The calls and e-mails to the sports department began early in yesterday's Fox telecast of the Red Sox-Yankees game. Fox was cutting away from Fenway to update the White Sox-Indians action from Cleveland. Red Sox Nation, glued to every pitch of the Sox game, wasn't happy.
E-mailer Andrew Goldstein summed up the feeling: ''When they split the screen, I have no idea what is going on with the Sox and at one point they even completely switched games in the middle of a Millar at-bat. Why do they think the White Sox-Indians game is more important to the Boston area than the Red Sox game?
''I have tried calling Fox and Fox 25, but all numbers are busy so I'm sure I'm not the only one with that idea."
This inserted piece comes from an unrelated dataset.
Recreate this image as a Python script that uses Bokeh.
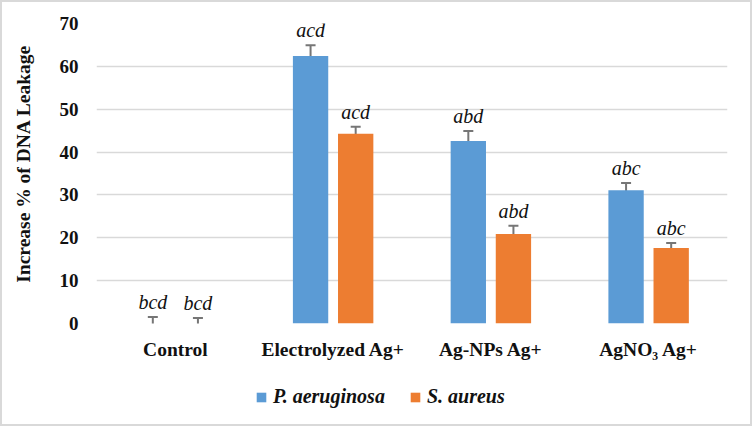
from bokeh.plotting import figure
from bokeh.layouts import column
from bokeh.models import (FactorRange, Range1d, ColumnDataSource, Whisker, TeeHead,
                          Legend, LegendItem, FixedTicker)
from bokeh.transform import dodge
from bokeh.core.properties import value
from bokeh.embed import file_html
from bokeh.resources import INLINE

# Treatments and measured DNA leakage increase (%) for each strain
categories = ["Control", "Electrolyzed Ag+", "Ag-NPs Ag+", "AgNO\u2083 Ag+"]
p_aeruginosa = [0.0, 62.4, 42.6, 31.1]
p_aeruginosa_err = [1.5, 2.5, 2.3, 1.7]
s_aureus = [0.0, 44.3, 20.9, 17.6]
s_aureus_err = [1.3, 1.6, 1.9, 1.2]
p_letters = ["bcd", "acd", "abd", "abc"]
s_letters = ["bcd", "acd", "abd", "abc"]
series_names = ["P. aeruginosa", "S. aureus"]
y_ticks = [0, 10, 20, 30, 40, 50, 60, 70]

BLUE = "#5B9BD5"
ORANGE = "#ED7D31"
ERR = "#767676"
GRID = "#d9d9d9"
INK = "#111111"
SERIF = "Liberation Serif"

src_p = ColumnDataSource(dict(
    cat=categories, val=p_aeruginosa,
    upper=[v + e for v, e in zip(p_aeruginosa, p_aeruginosa_err)],
    lower=[v - e for v, e in zip(p_aeruginosa, p_aeruginosa_err)],
    lab=p_letters))
src_s = ColumnDataSource(dict(
    cat=categories, val=s_aureus,
    upper=[v + e for v, e in zip(s_aureus, s_aureus_err)],
    lower=[v - e for v, e in zip(s_aureus, s_aureus_err)],
    lab=s_letters))

# main chart
p = figure(width=748, height=372, output_backend="svg", toolbar_location=None,
           x_range=FactorRange(*categories, range_padding=0, factor_padding=0),
           y_range=Range1d(0, 70),
           min_border_left=94, min_border_right=23, min_border_top=21, min_border_bottom=51)

OFF = 0.143
W = 0.224

p.vbar(x=dodge("cat", -OFF, range=p.x_range), top="val", width=W, source=src_p,
       fill_color=BLUE, line_color=None)
p.vbar(x=dodge("cat", OFF, range=p.x_range), top="val", width=W, source=src_s,
       fill_color=ORANGE, line_color=None)

for src, off in ((src_p, -OFF), (src_s, OFF)):
    w = Whisker(source=src, base=dodge("cat", off, range=p.x_range), upper="upper", lower="lower",
                line_color=ERR, line_width=2,
                upper_head=TeeHead(size=10, line_color=ERR, line_width=2),
                lower_head=TeeHead(size=10, line_color=ERR, line_width=2))
    p.add_layout(w)
    # significance letters floated just above each error bar
    p.text(x=dodge("cat", off, range=p.x_range), y="upper", text="lab", source=src,
           text_font=value(SERIF), text_font_style="italic", text_font_size="20px",
           text_color=INK, text_align="center", text_baseline="bottom", y_offset=-4)

p.yaxis.ticker = FixedTicker(ticks=y_ticks)
# leading no-break spaces lift the rotated title slightly above the frame's centre
p.yaxis.axis_label = "\u00a0\u00a0\u00a0\u00a0Increase % of DNA Leakage"
p.yaxis.axis_label_text_font = SERIF
p.yaxis.axis_label_text_font_style = "bold"
p.yaxis.axis_label_text_font_size = "19.5px"
p.yaxis.axis_label_text_color = INK
p.yaxis.axis_label_standoff = 23
p.yaxis.major_label_text_font = SERIF
p.yaxis.major_label_text_font_style = "bold"
p.yaxis.major_label_text_font_size = "19px"
p.yaxis.major_label_text_color = INK
p.yaxis.major_label_standoff = 18

p.xaxis.major_label_text_font = SERIF
p.xaxis.major_label_text_font_style = "bold"
p.xaxis.major_label_text_font_size = "19.5px"
p.xaxis.major_label_text_color = INK
p.xaxis.major_label_standoff = 15

for ax in (p.xaxis, p.yaxis):
    ax.axis_line_color = None
    ax.major_tick_line_color = None
    ax.minor_tick_line_color = None
    ax.major_tick_out = 0
    ax.major_tick_in = 0
    ax.minor_tick_out = 0
    ax.minor_tick_in = 0

p.xgrid.grid_line_color = None
p.ygrid.grid_line_color = GRID
p.ygrid.grid_line_width = 1.5
p.outline_line_color = None

# legend strip under the chart; its bars have zero height so only the key shows
lg = figure(width=748, height=50, output_backend="svg", toolbar_location=None,
            x_range=Range1d(0, 1), y_range=Range1d(0, 1),
            x_axis_location=None, y_axis_location=None,
            min_border=0, min_border_left=0, min_border_right=0,
            min_border_top=0, min_border_bottom=0)
lg.outline_line_color = None
lg.border_fill_color = "white"
lg.background_fill_color = "white"
for g in lg.grid:
    g.visible = False
    g.grid_line_color = None
lg.center = []
r1 = lg.vbar(x=[0.5], top=[0], width=0.01, fill_color=BLUE, line_color=None)
r2 = lg.vbar(x=[0.5], top=[0], width=0.01, fill_color=ORANGE, line_color=None)
legend = Legend(items=[LegendItem(label=series_names[0], renderers=[r1]),
                       LegendItem(label=series_names[1], renderers=[r2])],
                location=(159, 16), orientation="horizontal",
                label_text_font=SERIF, label_text_font_style="bold italic",
                label_text_font_size="20px", label_text_color=INK,
                glyph_width=12, glyph_height=12, label_standoff=6, spacing=24,
                padding=0, margin=0, border_line_color=None, background_fill_alpha=0)
lg.add_layout(legend)

page = column(p, lg, spacing=0, styles={"border": "2px solid #d9d9d9"})

open("out.html", "w").write(file_html(page, INLINE))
Dan Bell, Fox director of communications, said, ''We're doing just what we said we would -- following and updating the games with a bearing on the pennant races. Our job is to provide viewers around the country with every significant play. It's not like we're talking about games with no significance."
Then he gave the network's ultimate justification: ''We've even scrapped commercials to stay with the updates between innings."
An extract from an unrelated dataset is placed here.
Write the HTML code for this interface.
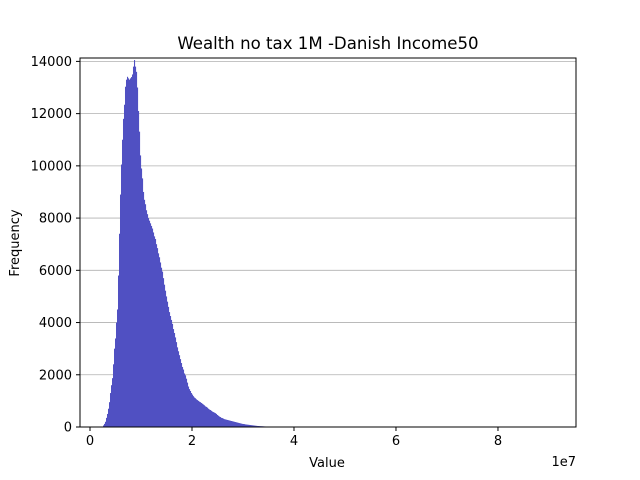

And as Fox Sports president Ed Goren piped in: ''Look at the score. The Sox are losing and the fans are upset."
''Not so," responded Goldstein: ''Fox has it all wrong. We are mad because we cannot see or hear the game for minutes at a time."
Normal fan frustrations such as Fox losing the ball on Manny Ramirez's first-inning home run or coming back from break late when David Ortiz led off the last of the third with a double weren't the issue on this afternoon. It was the new experience of seeing Kevin Millar or Craig Hansen in a small box (with Indians-White Sox in a larger box) that was frustrating.
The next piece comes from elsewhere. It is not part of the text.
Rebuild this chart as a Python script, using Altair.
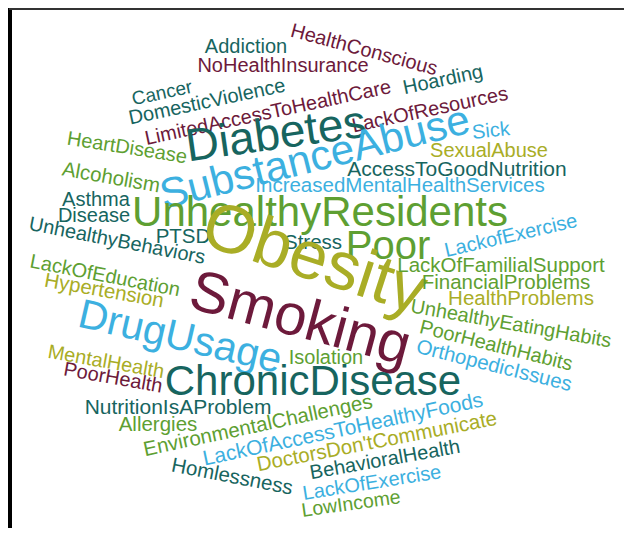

And Red Sox Nation is far-flung. Calls to this reporter's home came from fans watching in New York and Connecticut, saying, ''What's Fox doing?"
The answer, said Fox, is what was promised. Fox had said it was treating yesterday as the first game of its postseason playoffs.
A couple of Division Series games are scheduled to be regional telecasts with similar split-screens and cut-ins.
You know how that will go over in Boston if the Sox are involved.